Topic: U.S. Seeks Egypt's Help In Stabilizing Iraq


U.S. Seeks Egypt's Help In Stabilizing Iraq
Los Angeles Times
April 19, 2007
Defense Secretary Gates says that if the rising sectarian violence is not controlled it can spread across the Middle East.
By Julian E. Barnes, Times Staff Writer
CAIRO Defense Secretary Robert M. Gates on Wednesday appealed to Egypt for help in stabilizing Iraq, arguing that if the rising sectarian violence was not controlled it could spread across the Middle East.
If Americans and Iraqis fail to create a stable state in Iraq, Gates said, extremist movements will be emboldened and sectarian strife will spread across national borders, affecting the entire region.
"The first and secondary effects of a collapse in Iraq with all of its economic, religious, security and geopolitical implications will be felt in capitals and communities of the Middle East well before they are felt in Washington and in New York," Gates said in a lunchtime speech to the American Chamber of Commerce in Cairo.
"The forces that would be unleashed of sectarian strife, of an emboldened extremist movement with access to sanctuaries do not recognize or respect national boundaries," he said.
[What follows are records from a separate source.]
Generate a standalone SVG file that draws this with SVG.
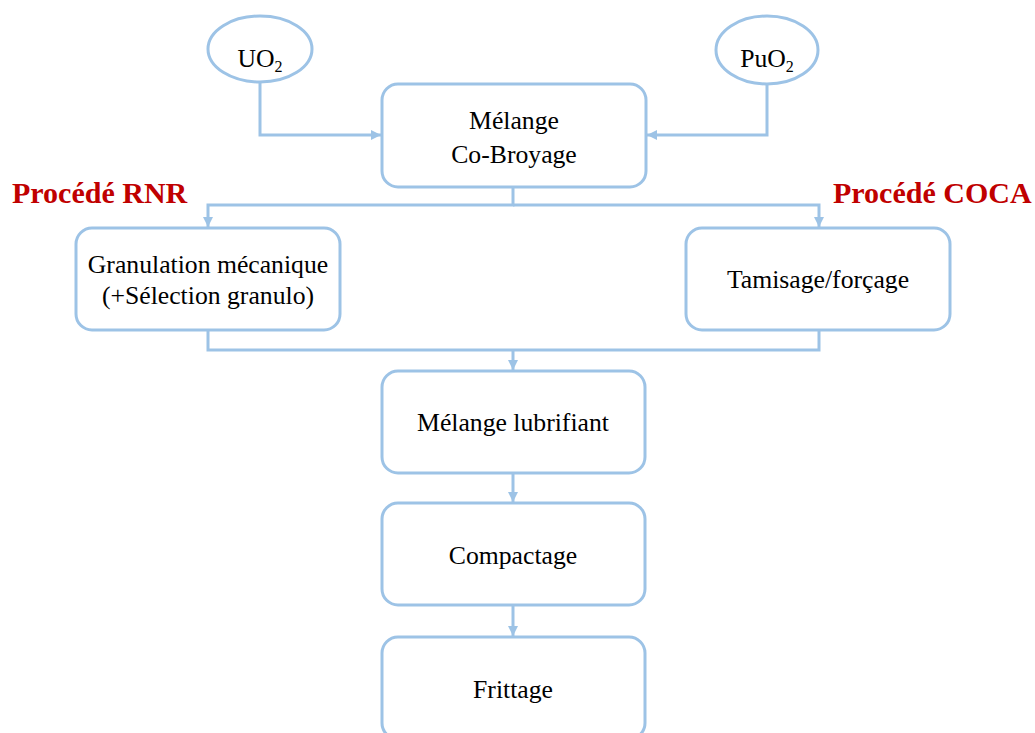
<svg xmlns="http://www.w3.org/2000/svg" width="1035" height="733" viewBox="0 0 1035 733">
<style>
.box{fill:#fff;stroke:#9DC3E6;stroke-width:3}
.ln{fill:none;stroke:#9DC3E6;stroke-width:3}
.t{font-family:'Liberation Serif',serif;font-size:25.7px;fill:#000;text-anchor:middle}
.r{font-family:'Liberation Serif',serif;font-size:30px;font-weight:bold;fill:#C00000}
</style>
<defs>
<marker id="a" viewBox="0 0 10 10" refX="10" refY="5" markerWidth="10" markerHeight="10" markerUnits="userSpaceOnUse" orient="auto">
<path d="M0,0 L10,5 L0,10 z" fill="#9DC3E6"/>
</marker>
</defs>
<rect width="1035" height="733" fill="#fff"/>
<g id="connectors">
<path class="ln" d="M260,82 V135 H381" marker-end="url(#a)"/>
<path class="ln" d="M767,84 V135 H647" marker-end="url(#a)"/>
<path class="ln" d="M513,187 V205 H208 V227" marker-end="url(#a)"/>
<path class="ln" d="M513,205 H819 V227" marker-end="url(#a)"/>
<path class="ln" d="M208,330 V350 H819 V330"/>
<path class="ln" d="M513,350 V370" marker-end="url(#a)"/>
<path class="ln" d="M513,473 V502" marker-end="url(#a)"/>
<path class="ln" d="M513,605 V636" marker-end="url(#a)"/>
</g>
<g id="uo2">
<ellipse class="box" cx="260" cy="49" rx="52" ry="33"/>
<text class="t" x="260" y="67">UO<tspan font-size="16" dy="5">2</tspan></text>
</g>
<g id="puo2">
<ellipse class="box" cx="767" cy="50" rx="51" ry="34"/>
<text class="t" x="767" y="67">PuO<tspan font-size="16" dy="5">2</tspan></text>
</g>
<g id="melange">
<rect class="box" x="382" y="84" width="264" height="103" rx="16"/>
<text class="t" x="514" y="129">Mélange</text>
<text class="t" x="514" y="163">Co-Broyage</text>
</g>
<g id="label-rnr"><text class="r" x="12" y="203">Procédé RNR</text></g>
<g id="label-coca"><text class="r" x="833" y="203">Procédé COCA</text></g>
<g id="granulation">
<rect class="box" x="76" y="228" width="264" height="102" rx="16"/>
<text class="t" x="208" y="273">Granulation mécanique</text>
<text class="t" x="208" y="304">(+Sélection granulo)</text>
</g>
<g id="tamisage">
<rect class="box" x="686" y="228" width="264" height="102" rx="16"/>
<text class="t" x="818" y="288">Tamisage/forçage</text>
</g>
<g id="lubrifiant">
<rect class="box" x="382" y="371" width="263" height="102" rx="16"/>
<text class="t" x="513" y="431">Mélange lubrifiant</text>
</g>
<g id="compactage">
<rect class="box" x="382" y="503" width="263" height="102" rx="16"/>
<text class="t" x="513" y="564">Compactage</text>
</g>
<g id="frittage">
<rect class="box" x="382" y="637" width="263" height="102" rx="16"/>
<text class="t" x="513" y="698">Frittage</text>
</g>
</svg>
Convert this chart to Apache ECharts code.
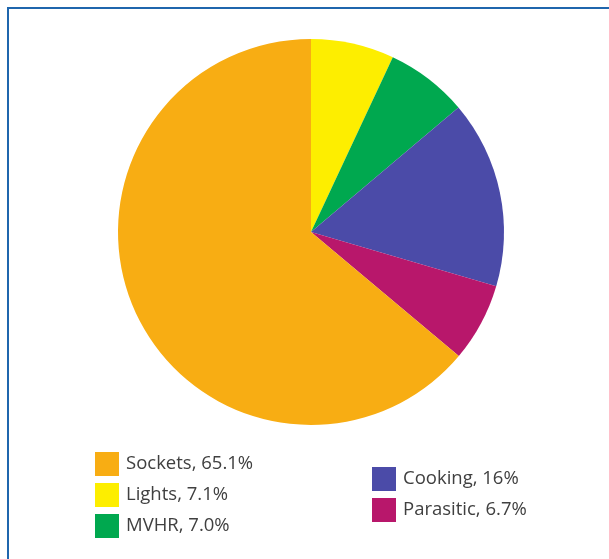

The last time Egypt was near the top of the U.S. foreign policy agenda was two years ago, when the Bush administration promised to aggressively push allies in the Middle East to embrace democratic forms.
But much of that talk of democratic reforms has fallen by the wayside as the continuing conflict in Iraq has made securing stability in the Middle East a more urgent goal.
In his speech, Gates spoke only generally about "political openness" and the need for trade and commerce to create a larger middle class and "higher quality of life" for workers.
Asked at a news conference why he had not raised the issue of Egypt's crackdown on political dissent with President Hosni Mubarak, Gates said, "I would say there are a variety of forums, and a variety of ways the United States can make its views known on democratization."
The Defense secretary made it clear that he did not believe telling Egypt how to run its affairs was the best way to enlist Mubarak's help with Iraq.
"To build a more secure and prosperous future, we will continue working with Egypt and other friends in the region," Gates said.
"Not as a patron but as a partner. A partner who respects the different histories, cultures and perspectives of the people of the Middle East."